In January 2010, the FASB issued new guidance for fair value measurements and disclosures. The guidance
improves disclosures about fair value measurements by requiring a greater level of disaggregated information
and more robust disclosures about valuation techniques and inputs to fair value measurements. In addition, the
guidance requires separate disclosure of amounts of significant transfers in and out of Levels 1 and 2 of the fair
value hierarchy and a reconciliation of fair value measurements using significant unobservable inputs (Level 3 of
the fair value hierarchy). We have adopted the disclosure requirements of this standard which did not have a
material impact on our consolidated financial statements.

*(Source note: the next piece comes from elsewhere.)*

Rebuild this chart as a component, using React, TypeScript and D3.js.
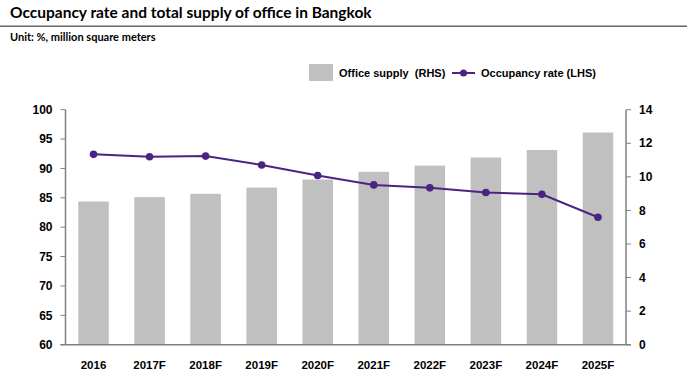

In February 2010, the FASB issued new guidance for the disclosure of subsequent events. As a result of this
guidance, we are no longer required to disclose the date through which we have evaluated subsequent events in
the financial statements. We have adopted the disclosure requirements of this standard which did not have a
material impact on our consolidated financial statements.
Note 4—Disposals
Disposal of Virgin Media TV
On June 4, 2010, we announced the sale to BSkyB of our television channel business known as Virgin
Media TV. Virgin Media TV’s operations comprised our former Content segment. We determined that as of
June 30, 2010 the planned sale met the requirements for Virgin Media TV to be reflected as assets and liabilities
held for sale and discontinued operations in both the current and prior years and, accordingly, we adjusted the
consolidated balance sheet as of December 31, 2009 and consolidated statements of operations and cash flows for
the years ended December 31, 2009 and 2008.